Required work:
Return the listing below exactly, with the pictures dropped.
━━━━━━━━━━
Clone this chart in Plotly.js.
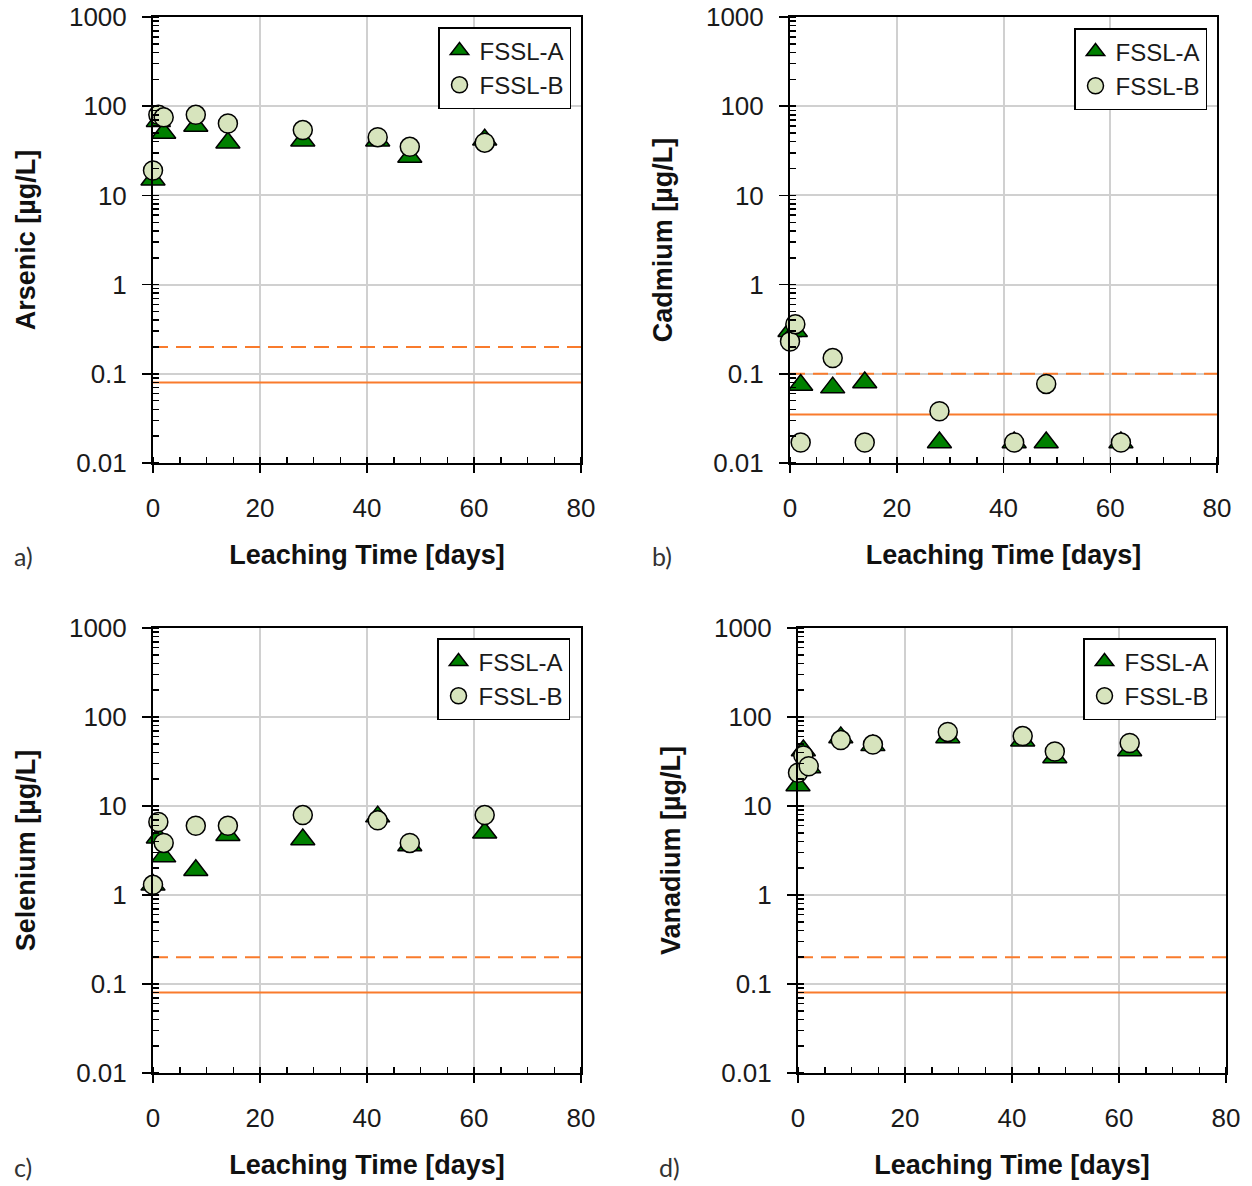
<!DOCTYPE html>
<html><head><meta charset="utf-8">
<script src="https://cdn.plot.ly/plotly-3.0.1.min.js"></script>
<style>html,body{margin:0;padding:0;background:#fff}</style>
</head><body><div id="chart" style="width:1252px;height:1186px"></div>
<script>
// ---- data ----
const days = [0, 1, 2, 8, 14, 28, 42, 48, 62];
const arsenicA = [15, 68, 50, 60, 39, 41, 41, 27, 42];
const arsenicB = [19, 80, 75, 80, 64, 54, 45, 35, 39];
const cadmiumA = [0.3, 0.3, 0.075, 0.07, 0.08, 0.017, 0.017, 0.017, 0.017];
const cadmiumB = [0.23, 0.36, 0.017, 0.15, 0.017, 0.038, 0.017, 0.077, 0.017];
const seleniumA = [1.3, 4.4, 2.7, 1.9, 4.7, 4.2, 7.6, 3.6, 5.0];
const seleniumB = [1.3, 6.6, 3.85, 6.0, 6.0, 7.9, 6.9, 3.85, 7.9];
const vanadiumA = [17, 42, 27, 59, 48, 59, 54, 35, 42];
const vanadiumB = [23.6, 37, 28, 55, 49, 68, 61, 41, 51];
const limitX = [0, 80];
const limitDashed = [0.2, 0.1, 0.2, 0.2];   // a, b, c, d
const limitSolid = [0.08, 0.035, 0.08, 0.08];
const elementNames = ['Arsenic', 'Cadmium', 'Selenium', 'Vanadium'];
const panelLetters = ['a)', 'b)', 'c)', 'd)'];
const seriesNames = ['FSSL-A', 'FSSL-B'];
const yTickVals = [0.01, 0.1, 1, 10, 100, 1000];
const yTickText = ['0.01', '0.1', '1', '10', '100', '1000'];
const xTickVals = [0, 20, 40, 60, 80];
const xTickText = ['0', '20', '40', '60', '80'];

// ---- layout geometry (pixels) ----
const W = 1252, H = 1186;
const boxes = [
  {x0: 153, x1: 581, y0: 17, y1: 463, leg: [571, 27], lab: [12, 556]},
  {x0: 790, x1: 1217, y0: 17, y1: 463, leg: [1207, 28], lab: [650, 556]},
  {x0: 153, x1: 581, y0: 628, y1: 1073, leg: [570, 638], lab: [12, 1167]},
  {x0: 798, x1: 1226, y0: 628, y1: 1073, leg: [1216, 638], lab: [657, 1167]}
];
const seriesA = [arsenicA, cadmiumA, seleniumA, vanadiumA];
const seriesB = [arsenicB, cadmiumB, seleniumB, vanadiumB];

const FONT = 'Liberation Sans, Arial, sans-serif';
const ORANGE = '#f97b2c';
const traces = [];
const layout = {
  width: W, height: H,
  margin: {l: 0, r: 0, t: 0, b: 0},
  paper_bgcolor: '#fff', plot_bgcolor: '#fff',
  font: {family: FONT, color: '#1a1a1a'},
  annotations: [],
  showlegend: true
};

boxes.forEach((b, i) => {
  const n = i + 1;
  const xa = 'x' + (n === 1 ? '' : n), ya = 'y' + (n === 1 ? '' : n);
  const legName = 'legend' + (n === 1 ? '' : n);
  // limit lines
  traces.push({x: limitX, y: [limitDashed[i], limitDashed[i]], xaxis: xa, yaxis: ya,
    mode: 'lines', line: {color: ORANGE, width: 2, dash: '15px,8px'}, showlegend: false, hoverinfo: 'skip'});
  traces.push({x: limitX, y: [limitSolid[i], limitSolid[i]], xaxis: xa, yaxis: ya,
    mode: 'lines', line: {color: ORANGE, width: 2}, showlegend: false, hoverinfo: 'skip'});
  // data
  traces.push({x: days, y: seriesA[i], xaxis: xa, yaxis: ya, mode: 'markers', name: seriesNames[0],
    legend: legName, cliponaxis: false,
    marker: {symbol: 'triangle-up', size: 21, color: '#008000', line: {color: '#000', width: 1.5}}});
  traces.push({x: days, y: seriesB[i], xaxis: xa, yaxis: ya, mode: 'markers', name: seriesNames[1],
    legend: legName, cliponaxis: false,
    marker: {symbol: 'circle', size: 19, color: '#d7e4bd', line: {color: '#000', width: 1.5}}});

  const common = {
    showline: true, linecolor: '#000', linewidth: 2, mirror: true,
    showgrid: true, gridcolor: '#d0d0d0', gridwidth: 2, zeroline: false,
    ticks: 'outside', tickcolor: '#000', tickwidth: 1.5,
    tickfont: {family: FONT, size: 26, color: '#1a1a1a'},
    automargin: false, fixedrange: true
  };
  layout['xaxis' + (n === 1 ? '' : n)] = Object.assign({}, common, {
    domain: [b.x0 / W, b.x1 / W], anchor: ya, type: 'linear', range: [0, 80],
    tickmode: 'array', tickvals: xTickVals, ticktext: xTickText, ticklen: 8,
    ticklabelstandoff: 13,
    minor: {dtick: 5, tick0: 0, ticks: 'inside', ticklen: 6, tickwidth: 1.5, tickcolor: '#000', showgrid: false},
    title: {text: 'Leaching Time [days]', font: {family: FONT, size: 27, weight: 'bold', color: '#111'}, standoff: 23}
  });
  layout['yaxis' + (n === 1 ? '' : n)] = Object.assign({}, common, {
    domain: [1 - b.y1 / H, 1 - b.y0 / H], anchor: xa, type: 'log', range: [-2, 3],
    tickmode: 'array', tickvals: yTickVals, ticktext: yTickText, ticklen: 9,
    ticklabelstandoff: 10,
    minor: {dtick: 'D1', ticks: 'inside', ticklen: 6, tickwidth: 1.5, tickcolor: '#000', showgrid: false},
    title: {text: elementNames[i] + ' [µg/L]', font: {family: FONT, size: 27, weight: 'bold', color: '#111'}, standoff: 26}
  });
  layout[legName] = {
    x: b.leg[0] / W, y: 1 - b.leg[1] / H, xanchor: 'right', yanchor: 'top', xref: 'paper', yref: 'paper',
    bgcolor: '#fff', bordercolor: '#000', borderwidth: 1.5,
    font: {family: FONT, size: 24, color: '#1a1a1a'}, itemwidth: 30
  };
  layout.annotations.push({xref: 'paper', yref: 'paper', x: b.lab[0] / W, y: 1 - b.lab[1] / H,
    xanchor: 'left', yanchor: 'middle', text: panelLetters[i], showarrow: false,
    font: {family: 'Lato, "Open Sans", sans-serif', size: 25, color: '#333'}});
});

Plotly.newPlot('chart', traces, layout, {displayModeBar: false, staticPlot: true});
</script>
</body></html>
━━━━━━━━━━
Solution:
Clone this chart in Plotly.js.
<!DOCTYPE html>
<html><head><meta charset="utf-8">
<script src="https://cdn.plot.ly/plotly-3.0.1.min.js"></script>
<style>html,body{margin:0;padding:0;background:#fff}</style>
</head><body><div id="chart" style="width:1252px;height:1186px"></div>
<script>
// ---- data ----
const days = [0, 1, 2, 8, 14, 28, 42, 48, 62];
const arsenicA = [15, 68, 50, 60, 39, 41, 41, 27, 42];
const arsenicB = [19, 80, 75, 80, 64, 54, 45, 35, 39];
const cadmiumA = [0.3, 0.3, 0.075, 0.07, 0.08, 0.017, 0.017, 0.017, 0.017];
const cadmiumB = [0.23, 0.36, 0.017, 0.15, 0.017, 0.038, 0.017, 0.077, 0.017];
const seleniumA = [1.3, 4.4, 2.7, 1.9, 4.7, 4.2, 7.6, 3.6, 5.0];
const seleniumB = [1.3, 6.6, 3.85, 6.0, 6.0, 7.9, 6.9, 3.85, 7.9];
const vanadiumA = [17, 42, 27, 59, 48, 59, 54, 35, 42];
const vanadiumB = [23.6, 37, 28, 55, 49, 68, 61, 41, 51];
const limitX = [0, 80];
const limitDashed = [0.2, 0.1, 0.2, 0.2];   // a, b, c, d
const limitSolid = [0.08, 0.035, 0.08, 0.08];
const elementNames = ['Arsenic', 'Cadmium', 'Selenium', 'Vanadium'];
const panelLetters = ['a)', 'b)', 'c)', 'd)'];
const seriesNames = ['FSSL-A', 'FSSL-B'];
const yTickVals = [0.01, 0.1, 1, 10, 100, 1000];
const yTickText = ['0.01', '0.1', '1', '10', '100', '1000'];
const xTickVals = [0, 20, 40, 60, 80];
const xTickText = ['0', '20', '40', '60', '80'];

// ---- layout geometry (pixels) ----
const W = 1252, H = 1186;
const boxes = [
  {x0: 153, x1: 581, y0: 17, y1: 463, leg: [571, 27], lab: [12, 556]},
  {x0: 790, x1: 1217, y0: 17, y1: 463, leg: [1207, 28], lab: [650, 556]},
  {x0: 153, x1: 581, y0: 628, y1: 1073, leg: [570, 638], lab: [12, 1167]},
  {x0: 798, x1: 1226, y0: 628, y1: 1073, leg: [1216, 638], lab: [657, 1167]}
];
const seriesA = [arsenicA, cadmiumA, seleniumA, vanadiumA];
const seriesB = [arsenicB, cadmiumB, seleniumB, vanadiumB];

const FONT = 'Liberation Sans, Arial, sans-serif';
const ORANGE = '#f97b2c';
const traces = [];
const layout = {
  width: W, height: H,
  margin: {l: 0, r: 0, t: 0, b: 0},
  paper_bgcolor: '#fff', plot_bgcolor: '#fff',
  font: {family: FONT, color: '#1a1a1a'},
  annotations: [],
  showlegend: true
};

boxes.forEach((b, i) => {
  const n = i + 1;
  const xa = 'x' + (n === 1 ? '' : n), ya = 'y' + (n === 1 ? '' : n);
  const legName = 'legend' + (n === 1 ? '' : n);
  // limit lines
  traces.push({x: limitX, y: [limitDashed[i], limitDashed[i]], xaxis: xa, yaxis: ya,
    mode: 'lines', line: {color: ORANGE, width: 2, dash: '15px,8px'}, showlegend: false, hoverinfo: 'skip'});
  traces.push({x: limitX, y: [limitSolid[i], limitSolid[i]], xaxis: xa, yaxis: ya,
    mode: 'lines', line: {color: ORANGE, width: 2}, showlegend: false, hoverinfo: 'skip'});
  // data
  traces.push({x: days, y: seriesA[i], xaxis: xa, yaxis: ya, mode: 'markers', name: seriesNames[0],
    legend: legName, cliponaxis: false,
    marker: {symbol: 'triangle-up', size: 21, color: '#008000', line: {color: '#000', width: 1.5}}});
  traces.push({x: days, y: seriesB[i], xaxis: xa, yaxis: ya, mode: 'markers', name: seriesNames[1],
    legend: legName, cliponaxis: false,
    marker: {symbol: 'circle', size: 19, color: '#d7e4bd', line: {color: '#000', width: 1.5}}});

  const common = {
    showline: true, linecolor: '#000', linewidth: 2, mirror: true,
    showgrid: true, gridcolor: '#d0d0d0', gridwidth: 2, zeroline: false,
    ticks: 'outside', tickcolor: '#000', tickwidth: 1.5,
    tickfont: {family: FONT, size: 26, color: '#1a1a1a'},
    automargin: false, fixedrange: true
  };
  layout['xaxis' + (n === 1 ? '' : n)] = Object.assign({}, common, {
    domain: [b.x0 / W, b.x1 / W], anchor: ya, type: 'linear', range: [0, 80],
    tickmode: 'array', tickvals: xTickVals, ticktext: xTickText, ticklen: 8,
    ticklabelstandoff: 13,
    minor: {dtick: 5, tick0: 0, ticks: 'inside', ticklen: 6, tickwidth: 1.5, tickcolor: '#000', showgrid: false},
    title: {text: 'Leaching Time [days]', font: {family: FONT, size: 27, weight: 'bold', color: '#111'}, standoff: 23}
  });
  layout['yaxis' + (n === 1 ? '' : n)] = Object.assign({}, common, {
    domain: [1 - b.y1 / H, 1 - b.y0 / H], anchor: xa, type: 'log', range: [-2, 3],
    tickmode: 'array', tickvals: yTickVals, ticktext: yTickText, ticklen: 9,
    ticklabelstandoff: 10,
    minor: {dtick: 'D1', ticks: 'inside', ticklen: 6, tickwidth: 1.5, tickcolor: '#000', showgrid: false},
    title: {text: elementNames[i] + ' [µg/L]', font: {family: FONT, size: 27, weight: 'bold', color: '#111'}, standoff: 26}
  });
  layout[legName] = {
    x: b.leg[0] / W, y: 1 - b.leg[1] / H, xanchor: 'right', yanchor: 'top', xref: 'paper', yref: 'paper',
    bgcolor: '#fff', bordercolor: '#000', borderwidth: 1.5,
    font: {family: FONT, size: 24, color: '#1a1a1a'}, itemwidth: 30
  };
  layout.annotations.push({xref: 'paper', yref: 'paper', x: b.lab[0] / W, y: 1 - b.lab[1] / H,
    xanchor: 'left', yanchor: 'middle', text: panelLetters[i], showarrow: false,
    font: {family: 'Lato, "Open Sans", sans-serif', size: 25, color: '#333'}});
});

Plotly.newPlot('chart', traces, layout, {displayModeBar: false, staticPlot: true});
</script>
</body></html>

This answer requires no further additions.